>> BEGIN Recorded data

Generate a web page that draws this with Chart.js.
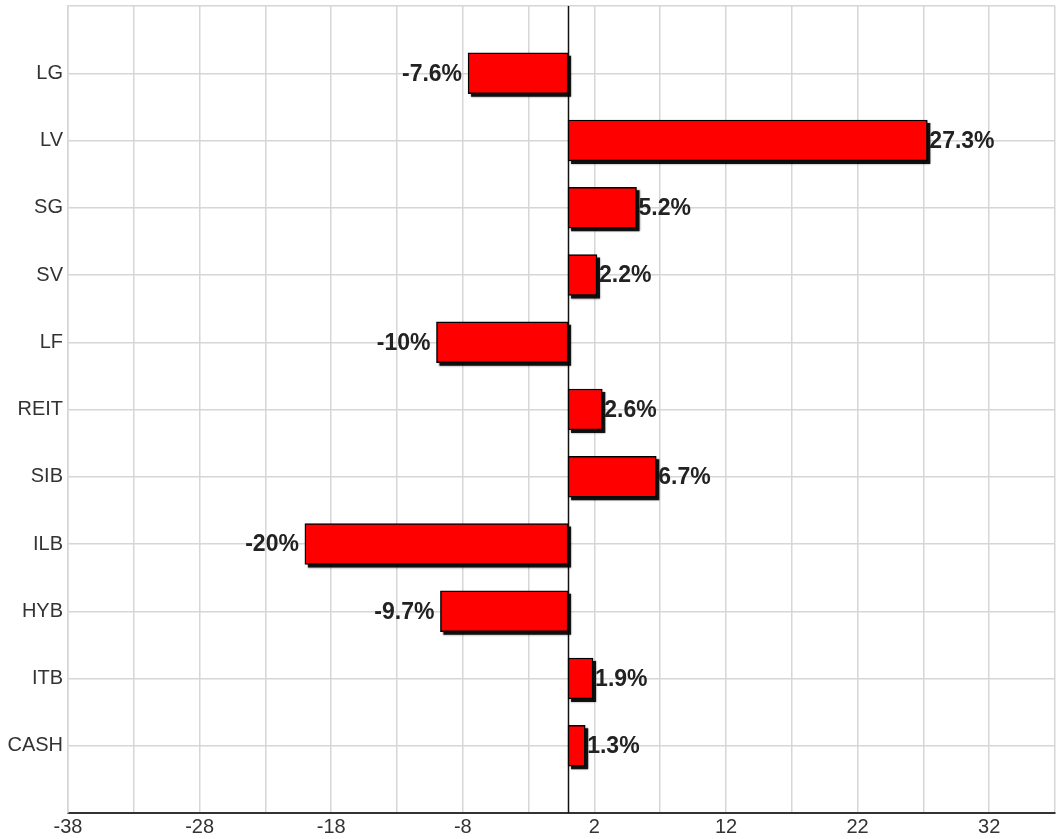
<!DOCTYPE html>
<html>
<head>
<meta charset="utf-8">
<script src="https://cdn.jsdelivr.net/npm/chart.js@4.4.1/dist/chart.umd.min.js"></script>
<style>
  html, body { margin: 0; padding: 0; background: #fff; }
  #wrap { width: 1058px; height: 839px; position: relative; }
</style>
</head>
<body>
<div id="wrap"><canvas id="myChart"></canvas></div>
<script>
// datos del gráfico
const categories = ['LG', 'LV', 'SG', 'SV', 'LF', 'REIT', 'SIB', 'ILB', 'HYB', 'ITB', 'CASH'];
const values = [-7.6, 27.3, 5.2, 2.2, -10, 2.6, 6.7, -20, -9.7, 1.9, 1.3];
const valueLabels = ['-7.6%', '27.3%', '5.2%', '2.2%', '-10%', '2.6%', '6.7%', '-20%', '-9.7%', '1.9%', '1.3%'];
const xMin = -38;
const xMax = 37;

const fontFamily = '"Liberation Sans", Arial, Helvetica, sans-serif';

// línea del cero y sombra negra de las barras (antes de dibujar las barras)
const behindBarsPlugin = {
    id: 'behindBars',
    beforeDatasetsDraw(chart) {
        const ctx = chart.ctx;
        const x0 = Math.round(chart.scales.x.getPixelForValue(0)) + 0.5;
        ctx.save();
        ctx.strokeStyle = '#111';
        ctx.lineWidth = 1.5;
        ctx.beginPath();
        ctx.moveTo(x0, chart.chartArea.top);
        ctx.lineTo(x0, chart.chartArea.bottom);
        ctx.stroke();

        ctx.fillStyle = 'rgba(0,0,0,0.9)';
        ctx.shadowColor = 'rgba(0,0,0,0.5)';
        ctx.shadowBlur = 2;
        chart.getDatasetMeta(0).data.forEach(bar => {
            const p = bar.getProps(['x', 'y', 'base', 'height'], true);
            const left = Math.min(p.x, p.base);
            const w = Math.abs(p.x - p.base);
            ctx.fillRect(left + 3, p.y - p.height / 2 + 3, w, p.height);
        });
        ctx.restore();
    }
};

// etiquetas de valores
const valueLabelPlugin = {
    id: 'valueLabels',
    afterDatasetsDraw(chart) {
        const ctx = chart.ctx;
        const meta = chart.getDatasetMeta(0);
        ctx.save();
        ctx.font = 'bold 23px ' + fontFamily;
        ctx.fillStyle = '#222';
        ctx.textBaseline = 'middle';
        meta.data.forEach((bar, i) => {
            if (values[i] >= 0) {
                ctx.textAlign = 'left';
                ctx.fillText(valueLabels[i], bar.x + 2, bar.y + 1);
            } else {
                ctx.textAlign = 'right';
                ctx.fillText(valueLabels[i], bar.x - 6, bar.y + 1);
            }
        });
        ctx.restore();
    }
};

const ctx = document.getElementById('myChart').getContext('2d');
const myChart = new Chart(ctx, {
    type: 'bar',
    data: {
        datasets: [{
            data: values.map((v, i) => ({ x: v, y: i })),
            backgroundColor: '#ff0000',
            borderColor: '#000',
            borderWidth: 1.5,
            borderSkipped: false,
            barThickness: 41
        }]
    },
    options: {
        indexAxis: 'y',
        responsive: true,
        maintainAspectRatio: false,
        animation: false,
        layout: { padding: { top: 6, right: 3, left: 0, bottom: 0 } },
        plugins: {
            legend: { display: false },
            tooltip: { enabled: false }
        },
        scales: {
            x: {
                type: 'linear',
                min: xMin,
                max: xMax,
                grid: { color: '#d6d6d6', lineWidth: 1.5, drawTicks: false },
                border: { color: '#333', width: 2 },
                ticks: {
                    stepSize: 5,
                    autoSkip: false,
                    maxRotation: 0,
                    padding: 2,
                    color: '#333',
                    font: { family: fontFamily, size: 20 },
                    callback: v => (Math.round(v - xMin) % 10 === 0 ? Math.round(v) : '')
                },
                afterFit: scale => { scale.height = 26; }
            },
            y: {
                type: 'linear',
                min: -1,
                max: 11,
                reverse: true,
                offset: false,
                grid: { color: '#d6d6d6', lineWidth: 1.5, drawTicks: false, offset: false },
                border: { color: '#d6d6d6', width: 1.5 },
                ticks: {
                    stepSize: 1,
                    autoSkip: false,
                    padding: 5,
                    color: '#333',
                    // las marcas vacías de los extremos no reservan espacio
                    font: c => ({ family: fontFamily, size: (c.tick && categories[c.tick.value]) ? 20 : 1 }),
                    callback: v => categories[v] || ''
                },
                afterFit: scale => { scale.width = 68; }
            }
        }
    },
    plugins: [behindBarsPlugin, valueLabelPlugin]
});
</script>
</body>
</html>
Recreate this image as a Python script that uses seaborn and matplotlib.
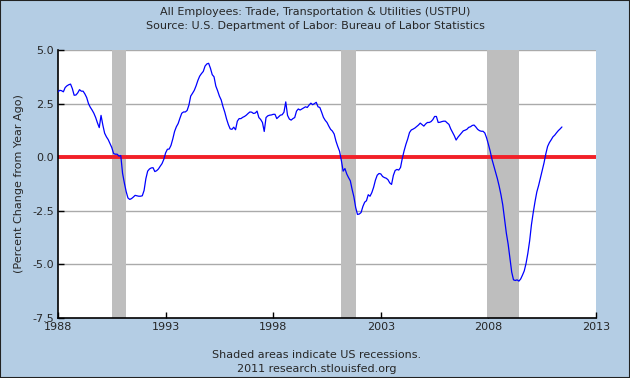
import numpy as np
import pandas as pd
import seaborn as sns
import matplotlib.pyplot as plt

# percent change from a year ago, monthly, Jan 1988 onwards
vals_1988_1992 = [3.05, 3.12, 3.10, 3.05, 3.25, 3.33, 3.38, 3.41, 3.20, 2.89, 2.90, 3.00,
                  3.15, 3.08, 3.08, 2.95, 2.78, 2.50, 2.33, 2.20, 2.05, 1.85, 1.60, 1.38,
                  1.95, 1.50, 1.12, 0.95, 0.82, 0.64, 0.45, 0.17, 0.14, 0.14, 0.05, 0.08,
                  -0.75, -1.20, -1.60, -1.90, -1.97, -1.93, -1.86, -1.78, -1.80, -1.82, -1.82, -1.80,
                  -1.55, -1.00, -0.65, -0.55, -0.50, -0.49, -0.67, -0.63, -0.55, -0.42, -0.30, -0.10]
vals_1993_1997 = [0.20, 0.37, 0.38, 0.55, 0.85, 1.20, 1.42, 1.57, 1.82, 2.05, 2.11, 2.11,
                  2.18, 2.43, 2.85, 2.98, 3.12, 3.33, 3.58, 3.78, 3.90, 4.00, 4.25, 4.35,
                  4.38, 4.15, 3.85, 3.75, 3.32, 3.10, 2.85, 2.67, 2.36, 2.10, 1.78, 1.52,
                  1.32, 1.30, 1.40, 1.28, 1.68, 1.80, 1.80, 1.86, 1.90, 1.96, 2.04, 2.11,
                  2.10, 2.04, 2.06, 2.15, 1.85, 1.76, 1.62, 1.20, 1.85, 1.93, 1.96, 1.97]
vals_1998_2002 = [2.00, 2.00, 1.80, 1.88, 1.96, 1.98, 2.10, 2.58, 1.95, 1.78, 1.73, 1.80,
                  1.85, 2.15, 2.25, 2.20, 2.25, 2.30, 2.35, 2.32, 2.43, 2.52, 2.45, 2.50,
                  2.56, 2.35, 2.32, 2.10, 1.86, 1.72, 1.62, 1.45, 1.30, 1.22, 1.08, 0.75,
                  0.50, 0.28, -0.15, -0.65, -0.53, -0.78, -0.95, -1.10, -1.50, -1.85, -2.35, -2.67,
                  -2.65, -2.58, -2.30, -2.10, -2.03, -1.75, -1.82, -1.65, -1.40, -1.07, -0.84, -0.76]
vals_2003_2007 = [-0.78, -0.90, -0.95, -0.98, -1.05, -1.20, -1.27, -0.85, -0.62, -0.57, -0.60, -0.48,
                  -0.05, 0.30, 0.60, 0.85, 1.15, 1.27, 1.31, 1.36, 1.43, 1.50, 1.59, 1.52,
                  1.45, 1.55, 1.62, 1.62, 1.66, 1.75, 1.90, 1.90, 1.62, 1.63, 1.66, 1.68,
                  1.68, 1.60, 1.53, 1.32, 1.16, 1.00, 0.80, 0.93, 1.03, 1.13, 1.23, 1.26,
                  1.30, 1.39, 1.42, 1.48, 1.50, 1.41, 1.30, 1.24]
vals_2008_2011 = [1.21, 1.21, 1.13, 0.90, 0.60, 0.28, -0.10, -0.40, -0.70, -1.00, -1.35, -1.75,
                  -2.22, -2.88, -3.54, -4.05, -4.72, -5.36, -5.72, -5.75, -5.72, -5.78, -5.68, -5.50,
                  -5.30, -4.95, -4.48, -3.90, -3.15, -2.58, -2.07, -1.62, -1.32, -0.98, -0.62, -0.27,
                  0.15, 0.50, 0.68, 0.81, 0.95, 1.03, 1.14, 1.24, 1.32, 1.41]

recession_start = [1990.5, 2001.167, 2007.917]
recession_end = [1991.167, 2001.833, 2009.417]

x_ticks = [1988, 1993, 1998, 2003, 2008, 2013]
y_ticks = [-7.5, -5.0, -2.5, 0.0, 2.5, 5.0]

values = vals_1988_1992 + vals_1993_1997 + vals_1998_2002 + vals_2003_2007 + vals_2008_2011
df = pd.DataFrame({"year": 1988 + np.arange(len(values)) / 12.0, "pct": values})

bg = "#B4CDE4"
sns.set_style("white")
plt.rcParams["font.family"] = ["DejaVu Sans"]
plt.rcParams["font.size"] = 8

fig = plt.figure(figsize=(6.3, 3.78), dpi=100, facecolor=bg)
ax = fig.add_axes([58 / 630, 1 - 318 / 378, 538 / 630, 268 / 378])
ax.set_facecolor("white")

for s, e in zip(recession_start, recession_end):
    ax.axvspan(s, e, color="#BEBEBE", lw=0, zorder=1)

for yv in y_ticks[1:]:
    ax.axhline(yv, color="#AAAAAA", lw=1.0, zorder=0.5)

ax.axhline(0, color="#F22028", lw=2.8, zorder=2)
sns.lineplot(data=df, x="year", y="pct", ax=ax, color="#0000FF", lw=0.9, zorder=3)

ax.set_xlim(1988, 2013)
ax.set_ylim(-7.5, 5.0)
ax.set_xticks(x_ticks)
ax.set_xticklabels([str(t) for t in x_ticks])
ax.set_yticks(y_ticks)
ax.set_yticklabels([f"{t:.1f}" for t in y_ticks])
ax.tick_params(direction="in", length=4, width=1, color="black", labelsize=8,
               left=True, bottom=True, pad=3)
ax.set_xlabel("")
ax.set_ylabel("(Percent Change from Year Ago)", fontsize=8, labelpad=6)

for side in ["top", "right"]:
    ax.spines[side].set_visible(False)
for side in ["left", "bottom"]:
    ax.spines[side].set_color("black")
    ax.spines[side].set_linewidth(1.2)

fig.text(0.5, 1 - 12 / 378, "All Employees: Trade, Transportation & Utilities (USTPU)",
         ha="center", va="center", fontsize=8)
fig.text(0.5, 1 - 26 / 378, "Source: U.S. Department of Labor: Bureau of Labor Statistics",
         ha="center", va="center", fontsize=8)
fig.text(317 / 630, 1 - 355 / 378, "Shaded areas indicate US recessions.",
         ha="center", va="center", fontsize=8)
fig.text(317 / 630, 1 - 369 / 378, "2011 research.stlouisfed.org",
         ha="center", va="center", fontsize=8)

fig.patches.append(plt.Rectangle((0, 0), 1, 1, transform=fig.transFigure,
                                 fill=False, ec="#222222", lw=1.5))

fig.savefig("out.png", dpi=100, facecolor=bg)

>> END Recorded data

Stated task → Copy the part that starts at the line with "Recreate this image" and finishes at the line with "import matplotlib.pyplot as plt", both included, and nothing more. Pictures are left out.

Written answer →
Recreate this image as a Python script that uses seaborn and matplotlib.
import numpy as np
import pandas as pd
import seaborn as sns
import matplotlib.pyplot as plt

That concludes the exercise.